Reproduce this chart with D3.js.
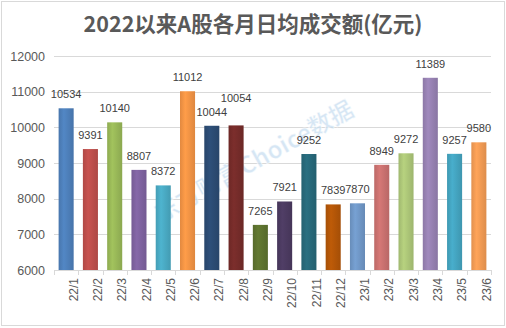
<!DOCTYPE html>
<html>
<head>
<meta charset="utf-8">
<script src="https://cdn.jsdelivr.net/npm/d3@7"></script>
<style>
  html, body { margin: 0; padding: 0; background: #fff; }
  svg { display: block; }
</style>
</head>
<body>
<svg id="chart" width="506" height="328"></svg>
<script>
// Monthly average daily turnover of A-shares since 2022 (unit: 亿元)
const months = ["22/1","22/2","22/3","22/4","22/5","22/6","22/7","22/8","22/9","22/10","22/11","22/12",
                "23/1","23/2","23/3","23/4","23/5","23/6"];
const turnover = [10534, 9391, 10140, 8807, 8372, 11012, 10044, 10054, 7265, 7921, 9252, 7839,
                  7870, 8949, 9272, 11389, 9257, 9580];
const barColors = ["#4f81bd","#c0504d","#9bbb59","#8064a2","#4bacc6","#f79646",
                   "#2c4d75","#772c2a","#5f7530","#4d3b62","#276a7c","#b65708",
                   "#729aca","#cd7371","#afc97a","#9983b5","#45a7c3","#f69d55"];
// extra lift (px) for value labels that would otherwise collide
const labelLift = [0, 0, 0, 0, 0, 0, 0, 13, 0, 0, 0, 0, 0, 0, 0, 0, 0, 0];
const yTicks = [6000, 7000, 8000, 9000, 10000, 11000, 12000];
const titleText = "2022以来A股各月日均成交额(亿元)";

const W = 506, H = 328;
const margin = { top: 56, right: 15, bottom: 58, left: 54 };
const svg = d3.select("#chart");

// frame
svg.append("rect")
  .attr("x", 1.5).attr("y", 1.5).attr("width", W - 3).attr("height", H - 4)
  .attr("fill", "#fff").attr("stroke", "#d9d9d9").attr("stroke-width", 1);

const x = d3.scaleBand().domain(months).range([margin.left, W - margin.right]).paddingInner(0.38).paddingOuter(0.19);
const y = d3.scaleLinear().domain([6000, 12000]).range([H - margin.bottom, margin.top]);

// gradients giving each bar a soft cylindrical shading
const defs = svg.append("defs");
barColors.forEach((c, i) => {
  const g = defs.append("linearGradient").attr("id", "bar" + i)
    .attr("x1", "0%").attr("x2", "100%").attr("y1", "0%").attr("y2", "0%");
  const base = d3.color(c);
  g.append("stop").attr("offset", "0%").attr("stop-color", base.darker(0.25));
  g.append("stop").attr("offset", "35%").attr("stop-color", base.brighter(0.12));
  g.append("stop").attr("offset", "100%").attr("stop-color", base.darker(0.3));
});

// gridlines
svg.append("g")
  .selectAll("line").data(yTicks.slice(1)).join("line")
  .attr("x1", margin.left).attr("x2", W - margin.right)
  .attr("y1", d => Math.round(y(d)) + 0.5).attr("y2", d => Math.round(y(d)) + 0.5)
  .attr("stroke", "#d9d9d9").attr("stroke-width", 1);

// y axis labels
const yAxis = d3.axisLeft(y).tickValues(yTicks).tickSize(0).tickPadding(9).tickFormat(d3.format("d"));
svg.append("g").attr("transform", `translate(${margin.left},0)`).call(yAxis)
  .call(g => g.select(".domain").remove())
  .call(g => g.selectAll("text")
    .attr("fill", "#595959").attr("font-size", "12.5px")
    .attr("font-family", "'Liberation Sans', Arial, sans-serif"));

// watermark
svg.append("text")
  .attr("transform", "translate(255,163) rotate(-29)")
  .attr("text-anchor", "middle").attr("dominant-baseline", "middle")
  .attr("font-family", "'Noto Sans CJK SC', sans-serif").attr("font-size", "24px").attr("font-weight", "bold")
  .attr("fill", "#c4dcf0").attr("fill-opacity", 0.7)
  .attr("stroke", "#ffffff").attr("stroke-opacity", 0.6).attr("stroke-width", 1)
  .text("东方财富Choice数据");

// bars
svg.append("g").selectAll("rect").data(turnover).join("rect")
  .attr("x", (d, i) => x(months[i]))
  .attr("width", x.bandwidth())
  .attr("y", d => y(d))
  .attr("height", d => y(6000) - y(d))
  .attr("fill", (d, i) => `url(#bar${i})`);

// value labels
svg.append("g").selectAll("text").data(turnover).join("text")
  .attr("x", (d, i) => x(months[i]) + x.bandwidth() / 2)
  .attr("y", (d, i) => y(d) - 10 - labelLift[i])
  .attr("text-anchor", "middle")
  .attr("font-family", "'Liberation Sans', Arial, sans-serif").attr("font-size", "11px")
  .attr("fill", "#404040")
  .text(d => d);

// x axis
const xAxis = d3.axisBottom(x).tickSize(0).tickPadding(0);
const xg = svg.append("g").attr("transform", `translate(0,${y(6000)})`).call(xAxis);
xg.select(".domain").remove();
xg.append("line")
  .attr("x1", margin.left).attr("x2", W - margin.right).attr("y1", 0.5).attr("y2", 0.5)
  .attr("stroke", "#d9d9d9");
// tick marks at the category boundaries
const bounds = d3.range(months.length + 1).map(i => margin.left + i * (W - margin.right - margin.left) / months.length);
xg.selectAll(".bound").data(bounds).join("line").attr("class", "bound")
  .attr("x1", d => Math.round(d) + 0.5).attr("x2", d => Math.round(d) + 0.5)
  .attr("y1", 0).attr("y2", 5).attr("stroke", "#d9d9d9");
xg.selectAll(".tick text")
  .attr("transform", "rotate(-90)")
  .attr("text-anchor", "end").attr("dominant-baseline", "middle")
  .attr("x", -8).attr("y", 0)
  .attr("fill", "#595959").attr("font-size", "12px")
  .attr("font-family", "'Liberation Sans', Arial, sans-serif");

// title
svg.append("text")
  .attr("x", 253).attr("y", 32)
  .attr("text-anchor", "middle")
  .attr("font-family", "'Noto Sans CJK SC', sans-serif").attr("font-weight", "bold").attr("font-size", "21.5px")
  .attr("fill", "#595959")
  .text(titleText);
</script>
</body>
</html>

- - -

Return each line of the data that contains the string "chart".

RESPONSE TO THIS TASK:
Reproduce this chart with D3.js.
<svg id="chart" width="506" height="328"></svg>
const svg = d3.select("#chart");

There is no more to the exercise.